Notre compositeur écrit par conséquent de la musique pour le son de tel sax, pour le timbre de ce trombone ou bien celui de cette trompette, bouchée ou non. Il mixe différentes personnalités musicales et cela donne le style ‘Ellington’. Ce dernier se renouvelle à chacune des décennies que traverse son orchestre : années 30, 40, 50 ou 60. Pour autant, Duke Ellington ne s’est jamais laissé embarquer dans des styles, modes ou conventions d’époque.

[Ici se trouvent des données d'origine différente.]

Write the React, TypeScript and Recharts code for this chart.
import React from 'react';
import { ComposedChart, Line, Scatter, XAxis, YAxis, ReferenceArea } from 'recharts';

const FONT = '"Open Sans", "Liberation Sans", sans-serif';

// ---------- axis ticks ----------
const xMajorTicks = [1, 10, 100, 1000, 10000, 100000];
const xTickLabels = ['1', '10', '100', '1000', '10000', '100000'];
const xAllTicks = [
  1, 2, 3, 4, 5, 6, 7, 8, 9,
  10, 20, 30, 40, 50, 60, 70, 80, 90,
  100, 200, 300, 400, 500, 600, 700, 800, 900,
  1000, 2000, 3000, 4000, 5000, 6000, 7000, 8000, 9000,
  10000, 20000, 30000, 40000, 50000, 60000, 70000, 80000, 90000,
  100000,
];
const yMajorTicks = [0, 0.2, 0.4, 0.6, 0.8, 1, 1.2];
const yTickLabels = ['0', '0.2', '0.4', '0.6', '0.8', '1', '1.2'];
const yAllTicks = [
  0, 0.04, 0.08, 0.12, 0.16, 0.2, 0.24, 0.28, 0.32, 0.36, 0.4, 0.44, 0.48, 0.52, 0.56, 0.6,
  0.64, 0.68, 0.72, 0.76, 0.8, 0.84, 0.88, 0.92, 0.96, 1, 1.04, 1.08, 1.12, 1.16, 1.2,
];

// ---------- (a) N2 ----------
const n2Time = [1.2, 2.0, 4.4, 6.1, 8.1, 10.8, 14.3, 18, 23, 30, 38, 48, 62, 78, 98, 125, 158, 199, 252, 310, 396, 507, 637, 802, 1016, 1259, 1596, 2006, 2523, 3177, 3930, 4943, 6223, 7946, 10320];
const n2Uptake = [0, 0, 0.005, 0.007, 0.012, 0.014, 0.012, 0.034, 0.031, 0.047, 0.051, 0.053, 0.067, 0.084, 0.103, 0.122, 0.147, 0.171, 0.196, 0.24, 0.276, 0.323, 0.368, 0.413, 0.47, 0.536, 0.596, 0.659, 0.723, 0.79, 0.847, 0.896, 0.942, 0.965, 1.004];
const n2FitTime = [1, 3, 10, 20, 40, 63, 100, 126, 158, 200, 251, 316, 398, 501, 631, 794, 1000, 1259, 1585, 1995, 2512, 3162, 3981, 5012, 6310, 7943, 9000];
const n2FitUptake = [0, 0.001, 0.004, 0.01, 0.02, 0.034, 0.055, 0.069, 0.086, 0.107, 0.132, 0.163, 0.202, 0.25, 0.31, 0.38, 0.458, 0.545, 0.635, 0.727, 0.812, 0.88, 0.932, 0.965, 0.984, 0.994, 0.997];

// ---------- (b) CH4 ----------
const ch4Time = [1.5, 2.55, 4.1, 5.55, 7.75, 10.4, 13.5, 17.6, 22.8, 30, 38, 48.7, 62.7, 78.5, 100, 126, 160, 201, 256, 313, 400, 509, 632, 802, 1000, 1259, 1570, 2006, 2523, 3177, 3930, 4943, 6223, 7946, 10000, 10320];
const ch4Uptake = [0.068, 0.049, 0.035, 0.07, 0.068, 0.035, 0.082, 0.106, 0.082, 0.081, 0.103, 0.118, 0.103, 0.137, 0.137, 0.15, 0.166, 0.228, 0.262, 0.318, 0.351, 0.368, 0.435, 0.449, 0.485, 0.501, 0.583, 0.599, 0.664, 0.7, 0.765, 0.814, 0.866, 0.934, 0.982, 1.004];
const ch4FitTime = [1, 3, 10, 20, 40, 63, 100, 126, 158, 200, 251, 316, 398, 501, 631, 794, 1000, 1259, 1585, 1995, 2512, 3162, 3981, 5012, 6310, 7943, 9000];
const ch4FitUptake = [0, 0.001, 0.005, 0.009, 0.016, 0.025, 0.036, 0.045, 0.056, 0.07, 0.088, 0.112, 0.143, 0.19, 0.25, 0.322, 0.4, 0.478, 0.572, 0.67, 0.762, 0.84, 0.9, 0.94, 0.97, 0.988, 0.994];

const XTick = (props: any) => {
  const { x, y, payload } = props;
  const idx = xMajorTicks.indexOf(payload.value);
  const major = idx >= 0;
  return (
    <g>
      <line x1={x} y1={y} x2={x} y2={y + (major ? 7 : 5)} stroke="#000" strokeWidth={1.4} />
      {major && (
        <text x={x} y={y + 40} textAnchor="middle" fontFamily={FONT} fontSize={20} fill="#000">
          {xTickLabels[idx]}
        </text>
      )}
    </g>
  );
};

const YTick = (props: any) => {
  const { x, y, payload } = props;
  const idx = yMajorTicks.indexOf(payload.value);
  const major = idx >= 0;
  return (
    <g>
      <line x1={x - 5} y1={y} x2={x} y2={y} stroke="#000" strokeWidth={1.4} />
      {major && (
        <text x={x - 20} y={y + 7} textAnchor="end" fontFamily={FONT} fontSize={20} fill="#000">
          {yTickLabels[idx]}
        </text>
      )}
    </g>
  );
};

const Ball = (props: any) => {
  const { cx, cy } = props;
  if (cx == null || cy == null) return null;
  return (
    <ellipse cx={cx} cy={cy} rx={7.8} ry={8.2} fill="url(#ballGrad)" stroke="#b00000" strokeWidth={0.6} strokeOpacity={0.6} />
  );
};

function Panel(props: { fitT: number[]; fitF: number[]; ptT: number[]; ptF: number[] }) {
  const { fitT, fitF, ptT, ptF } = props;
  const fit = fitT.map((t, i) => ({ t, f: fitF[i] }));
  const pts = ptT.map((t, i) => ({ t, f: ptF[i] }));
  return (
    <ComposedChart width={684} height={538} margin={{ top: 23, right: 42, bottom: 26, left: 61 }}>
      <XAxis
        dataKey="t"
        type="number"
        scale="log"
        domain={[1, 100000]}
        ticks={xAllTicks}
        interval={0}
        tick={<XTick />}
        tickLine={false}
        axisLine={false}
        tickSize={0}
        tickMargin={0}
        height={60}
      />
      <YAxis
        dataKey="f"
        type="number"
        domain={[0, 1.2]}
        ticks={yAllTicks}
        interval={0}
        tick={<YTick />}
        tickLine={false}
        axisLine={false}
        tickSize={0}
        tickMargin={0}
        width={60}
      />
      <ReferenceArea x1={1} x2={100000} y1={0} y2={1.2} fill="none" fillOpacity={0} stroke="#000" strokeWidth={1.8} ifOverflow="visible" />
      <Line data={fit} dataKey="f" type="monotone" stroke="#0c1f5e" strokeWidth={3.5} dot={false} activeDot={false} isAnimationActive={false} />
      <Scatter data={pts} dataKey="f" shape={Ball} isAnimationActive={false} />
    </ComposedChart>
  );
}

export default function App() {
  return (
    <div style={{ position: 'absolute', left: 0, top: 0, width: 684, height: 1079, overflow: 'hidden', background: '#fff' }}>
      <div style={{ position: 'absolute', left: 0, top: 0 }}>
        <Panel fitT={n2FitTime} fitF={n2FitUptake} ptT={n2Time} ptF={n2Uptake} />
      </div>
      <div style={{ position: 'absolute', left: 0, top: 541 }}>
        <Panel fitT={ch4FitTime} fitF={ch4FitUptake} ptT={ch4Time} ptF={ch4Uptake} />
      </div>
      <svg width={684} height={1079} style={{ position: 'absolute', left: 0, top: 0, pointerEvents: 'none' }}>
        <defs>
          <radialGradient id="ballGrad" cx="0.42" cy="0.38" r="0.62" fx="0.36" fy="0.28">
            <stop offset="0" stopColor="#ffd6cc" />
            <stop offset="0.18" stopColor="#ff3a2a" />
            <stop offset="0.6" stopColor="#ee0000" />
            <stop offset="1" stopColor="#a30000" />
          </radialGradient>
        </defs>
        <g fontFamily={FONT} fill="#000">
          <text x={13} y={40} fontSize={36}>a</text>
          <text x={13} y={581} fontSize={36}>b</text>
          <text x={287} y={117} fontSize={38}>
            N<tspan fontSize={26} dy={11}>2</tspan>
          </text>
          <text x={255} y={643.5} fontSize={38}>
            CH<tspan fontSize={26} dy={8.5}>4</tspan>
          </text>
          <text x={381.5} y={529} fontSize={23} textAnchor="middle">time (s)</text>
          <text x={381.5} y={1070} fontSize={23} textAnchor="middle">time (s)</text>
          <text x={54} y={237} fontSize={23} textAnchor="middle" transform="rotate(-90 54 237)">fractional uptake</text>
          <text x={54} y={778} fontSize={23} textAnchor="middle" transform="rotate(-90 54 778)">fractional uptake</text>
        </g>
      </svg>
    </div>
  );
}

Il n’a jamais essayé d’imiter ni Count Basie, ni Jimmy Lunceford, ni Chick Webb.
Une musique féminine
Duke Ellington a également travaillé avec des chanteuses incroyables, qui sont autant d’actrices de premier plan dans l’œuvre ellingtonienne. Comme le remarque André, « Duke était un homme très séduisant. Il était toujours poursuivi par une nuée de jolies femmes qui lui réclamaient un autographe ou un baiser. Je l’ai constaté moi-même, alors que nous partagions un ascenseur au Palais de Chaillot à la fin d’un concert. »

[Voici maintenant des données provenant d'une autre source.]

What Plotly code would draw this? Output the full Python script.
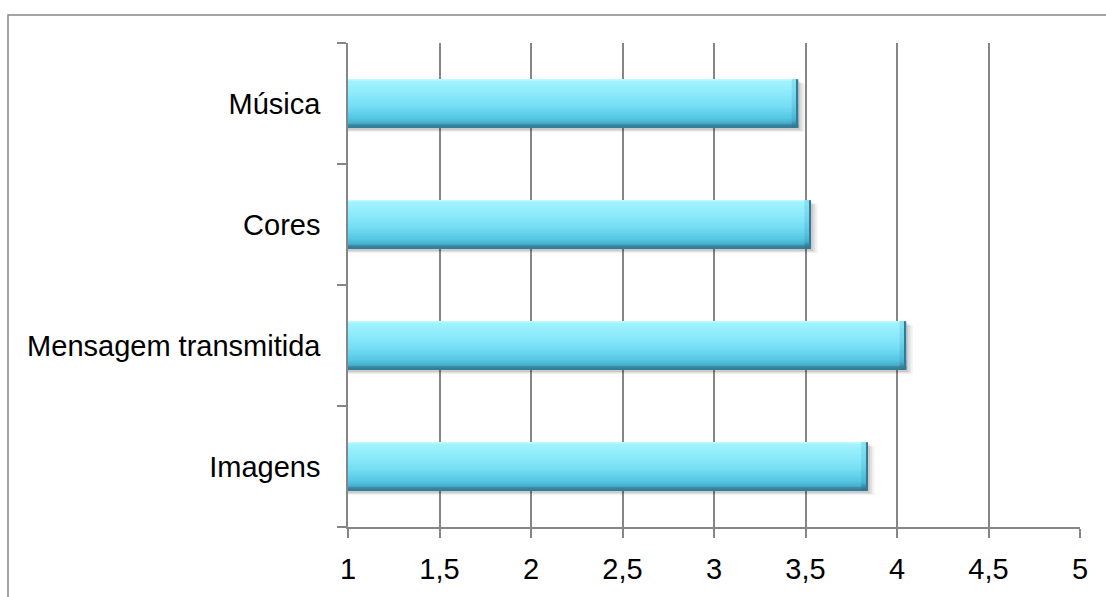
import plotly.graph_objects as go

# Survey scores (scale 1 to 5) for each element of the campaign
categories = ["Imagens", "Mensagem transmitida", "Cores", "Música"]
scores = [3.84, 4.05, 3.53, 3.46]

x_ticks = [1, 1.5, 2, 2.5, 3, 3.5, 4, 4.5, 5]

FONT = "Liberation Sans, Arial, sans-serif"
GRID = "#868686"

BAR_W = 0.4  # bar thickness in category units (gap width 150%)

# vertical colour ramp of the bar face, top -> bottom
ramp = [
    (0.00, (200, 251, 255)),
    (0.06, (160, 243, 254)),
    (0.30, (140, 234, 251)),
    (0.55, (118, 222, 245)),
    (0.80, (86, 199, 227)),
    (0.90, (74, 180, 210)),
    (0.94, (58, 140, 166)),
    (1.00, (52, 122, 148)),
]


def ramp_color(t, darken=0.0):
    for (t0, c0), (t1, c1) in zip(ramp[:-1], ramp[1:]):
        if t0 <= t <= t1:
            f = 0 if t1 == t0 else (t - t0) / (t1 - t0)
            c = [round((a + (b - a) * f) * (1 - darken)) for a, b in zip(c0, c1)]
            return f"rgb({c[0]},{c[1]},{c[2]})"
    c = [round(v * (1 - darken)) for v in ramp[-1][1]]
    return f"rgb({c[0]},{c[1]},{c[2]})"


fig = go.Figure()

# soft drop shadow under each bar
for k, alpha in enumerate([0.05, 0.07, 0.09]):
    fig.add_trace(go.Bar(
        y=categories, x=[s + 0.012 * (3 - k) for s in scores], orientation="h",
        width=BAR_W, offset=-BAR_W / 2 - 0.035 + 0.008 * k,
        marker=dict(color=f"rgba(0,0,0,{alpha})", line=dict(width=0)),
        hoverinfo="skip", showlegend=False,
    ))

# bar face built from thin horizontal bands
n_bands = 40
band = BAR_W / n_bands
for i in range(n_bands):
    t = (i + 0.5) / n_bands
    fig.add_trace(go.Bar(
        y=categories, x=scores, orientation="h",
        width=band * 1.02, offset=BAR_W / 2 - (i + 1) * band,
        marker=dict(color=ramp_color(t), line=dict(width=0)),
        hoverinfo="skip", showlegend=False,
    ))

# slightly darker bevel at the right end of each bar
end_len = 0.035
for i in range(n_bands):
    t = (i + 0.5) / n_bands
    fig.add_trace(go.Bar(
        y=categories, x=[end_len] * len(scores), base=[s - end_len for s in scores],
        orientation="h",
        width=band * 1.02, offset=BAR_W / 2 - (i + 1) * band,
        marker=dict(color=ramp_color(min(1.0, 0.25 + 0.75 * t), darken=0.04),
                    line=dict(width=0)),
        hoverinfo="skip", showlegend=False,
    ))

# thin dark edge on the right side
fig.add_trace(go.Bar(
    y=categories, x=[0.007] * len(scores), base=[s - 0.007 for s in scores],
    orientation="h", width=BAR_W, offset=-BAR_W / 2,
    marker=dict(color="rgb(52,122,148)", line=dict(width=0)),
    hoverinfo="skip", showlegend=False,
))

fig.update_layout(
    width=1106, height=597,
    margin=dict(l=348, r=26, t=43, b=61),
    paper_bgcolor="white", plot_bgcolor="white",
    barmode="overlay",
    separators=", ",
    font=dict(family=FONT, size=29, color="black"),
    showlegend=False,
    xaxis=dict(
        range=[1, 5], tickvals=x_ticks,
        showgrid=True, gridcolor=GRID, gridwidth=1.5,
        showline=True, linecolor=GRID, linewidth=1.5,
        ticks="outside", ticklen=9, tickcolor=GRID, tickwidth=1.5,
        zeroline=False, fixedrange=True,
        ticklabelstandoff=6,
    ),
    yaxis=dict(
        type="category", categoryorder="array", categoryarray=categories,
        range=[-0.5, 3.5],
        showgrid=False, showline=True, linecolor=GRID, linewidth=1.5,
        ticks="outside", tickson="boundaries", ticklen=9,
        tickcolor=GRID, tickwidth=1.5,
        ticklabelstandoff=20, fixedrange=True,
    ),
    shapes=[dict(
        type="rect", xref="paper", yref="paper",
        x0=(8 - 348) / 732, x1=(1112 - 348) / 732,
        y0=(536 - 610) / 493, y1=1 + (43 - 14.5) / 493,
        line=dict(color=GRID, width=1.5), fillcolor="rgba(0,0,0,0)",
        layer="below",
    )],
)

fig.write_html("out.html")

.Il faut dire que sa musique est très féminine, sous certains aspects. « Girl’s Suite est le portrait musical de plusieurs femmes. Quand il écrit la suite pour Ella Fitzgerald, l’une des plus grandes chanteuses de jazz, il décrit cette dernière en plusieurs mouvements, de façon magnifique ! Lorsqu’il écrit ses concerts de musique sacrée, il fait appel à une femme formidable, Alice Babs ».
Musique sacrée
De père baptiste et de mère méthodiste, Duke Ellington est lui-même très croyant. Il fréquente régulièrement l’église et va jusqu’à lire trois fois la Bible dans son intégralité. Dans les dernières années de sa vie, à partir de 1965, Duke Ellington décide de se consacrer davantage à l’élaboration d’une musique liée à sa foi. Ainsi naissent ses trois concerts sacrés, capitaux dans son œuvre. Ils ont par la suite été joués dans les plus grandes cathédrales des plus grandes capitales du monde.

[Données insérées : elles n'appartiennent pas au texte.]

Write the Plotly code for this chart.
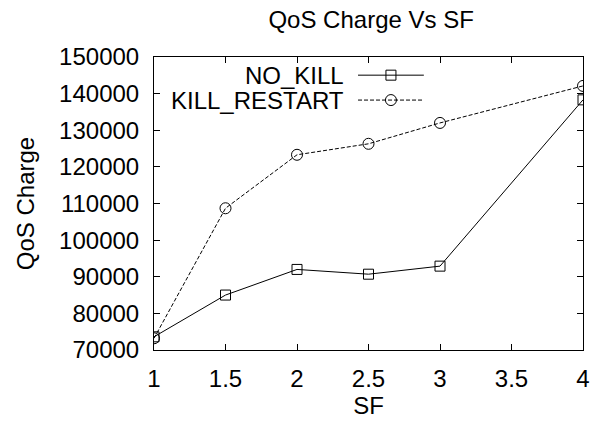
import plotly.graph_objects as go

sf = [1, 1.5, 2, 2.5, 3, 4]
no_kill = [73600, 85000, 92000, 90700, 92900, 138300]
kill_restart = [73200, 108700, 123300, 126300, 132000, 142100]
series_names = ["NO_KILL", "KILL_RESTART"]
x_ticks = [1, 1.5, 2, 2.5, 3, 3.5, 4]
y_ticks = list(range(70000, 150001, 10000))

FONT = "Liberation Sans, Arial, sans-serif"
FS = 24

fig = go.Figure()
fig.add_trace(go.Scatter(x=sf, y=no_kill, mode="lines+markers", name=series_names[0],
                         line=dict(color="black", width=1),
                         marker=dict(symbol="square-open", size=10, color="black", line=dict(width=1)),
                         showlegend=False))
fig.add_trace(go.Scatter(x=sf, y=kill_restart, mode="lines+markers", name=series_names[1],
                         line=dict(color="black", width=1, dash="4px,2px"),
                         marker=dict(symbol="circle-open", size=11, color="black", line=dict(width=1)),
                         showlegend=False))

# gnuplot-style key (text right-aligned, sample to the right) on an overlay axis
key_rows = [(0.938, series_names[0], "solid", "square-open", 10),
            (0.853, series_names[1], "4px,2px", "circle-open", 11)]
for ky, name, dash, sym, msz in key_rows:
    fig.add_trace(go.Scatter(x=[0.4756, 0.629], y=[ky, ky], mode="lines", xaxis="x2", yaxis="y2",
                             line=dict(color="black", width=1, dash=dash), showlegend=False,
                             hoverinfo="skip"))
    fig.add_trace(go.Scatter(x=[0.5523], y=[ky], mode="markers", xaxis="x2", yaxis="y2",
                             marker=dict(symbol=sym, size=msz, color="black", line=dict(width=1)),
                             showlegend=False, hoverinfo="skip"))
    fig.add_annotation(x=0.448, y=ky, xref="paper", yref="paper", text=name, showarrow=False,
                       xanchor="right", yanchor="middle", font=dict(family=FONT, size=FS, color="black"))

axis_common = dict(showgrid=False, zeroline=False, showline=True, linecolor="black", linewidth=1,
                   mirror="ticks", ticks="inside", ticklen=6, tickcolor="black", tickwidth=1,
                   tickfont=dict(family=FONT, size=FS, color="black"))

fig.update_layout(
    width=602, height=427,
    margin=dict(l=154, r=14, t=57, b=75),
    paper_bgcolor="white", plot_bgcolor="white",
    title=dict(text="QoS Charge Vs SF", x=0.6165, xanchor="center", y=0.955, yanchor="middle",
               font=dict(family=FONT, size=FS, color="black")),
    xaxis=dict(range=[1, 4], tickvals=x_ticks, ticktext=[f"{v:g}" for v in x_ticks],
               title=dict(text="SF", font=dict(family=FONT, size=FS, color="black"), standoff=6),
               ticklabelstandoff=7, **axis_common),
    yaxis=dict(range=[70000, 150000], tickvals=y_ticks, ticktext=[str(v) for v in y_ticks],
               title=dict(text="QoS Charge", font=dict(family=FONT, size=FS, color="black"), standoff=17),
               ticklabelstandoff=9, **axis_common),
    xaxis2=dict(overlaying="x", range=[0, 1], visible=False),
    yaxis2=dict(overlaying="y", range=[0, 1], visible=False),
)

fig.write_html("out.html")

Ces trois pièces sont, du propre avis du maître, la chose la plus belle qu’il ait jamais faite. C’est la raison pour laquelle André a beaucoup insisté sur ce point dans son livre. « Car c’était tellement important et capital pour Duke Ellington que je ne pouvais tout simplement pas faire l’impasse ».
Pourquoi un dictionnaire plutôt qu’une biographie ?
Dans sa discothèque, André a rassemblé tout ce que l’on pouvait trouver sur/de Duke Ellington ! Ses amis lui suggèrent alors d’en faire quelque chose, plutôt que de garder tout pour lui, égoïstement. Comme il n’a pas de vocation d’écrivain, il se lance dans la réalisation d’un dictionnaire.
À chaque lettre, il écrit ainsi un article relatif à Ellington. « À la lettre A par exemple, j’ai écrit un article sur l’Afrique. Cela fait référence aux racines africaines de Duke Ellington. Ou ‘Antibes’, en hommage au festival d’Antibes. Je me suis intéressé à la passion ellingtonienne pour la France, évidemment. En 1966, il occupe le terrain à Antibes pendant quatre jours, avec Ella Fitzgerald et ses musiciens. Ils font le buzz, c’est une folie pure ! Il faut l’avoir entendu pour se rendre compte du caractère mythique d’Antibes dans l’œuvre de Duke ».
À la lettre G, il inscrit le nom de ‘Paul Gonsalves’, le fabuleux saxophoniste ténor de Duke Ellington, à la fois démentiel et formidablement génial. On y trouve aussi ‘Goutelas-en-Forez’, entre Saint-Étienne et Roanne, qui abrite un château, autre lieu mythique ellingtonien, dans lequel il enregistre une suite éponyme.
Un dictionnaire sur Duke Ellington truffé d’anecdotes !
André nous livre en avant-première quelques-unes des anecdotes qu’il a consignées dans son ouvrage. « Un jour, un musicien a glissé du poil à gratter dans les manches du maître. Il est arrivé sur scène et il a commencé par faire une danse de Saint-Guy. Le public s’est demandé ce qu’il se passait. Duke se tordait dans tous les sens dans sa veste, à cause du poil à gratter qui s’était répandu partout ! »
En 1956, Duke Ellington est en perdition face à Charlie Parker, Miles Davis ou encore Max Roach venus remplacer la vieille garde dont le maître fait partie. « La même année, au festival de jazz de Newport, son saxophoniste ténor Paul Gonsalves a fait ce qu’aucun musicien de jazz n’avait jamais fait auparavant. Il a enchaîné 27 chorus (32 mesures chacun), soutenu par un orchestre complètement survolté ! Le public, qui était en train de partir, est revenu et il est entré en transe. Grâce à cette performance encore inégalée aujourd’hui, Paul a mis le feu au festival de Newport. À la suite de cela, les affaires sont reparties pour Ellington jusqu’à sa mort survenue en 1974 ».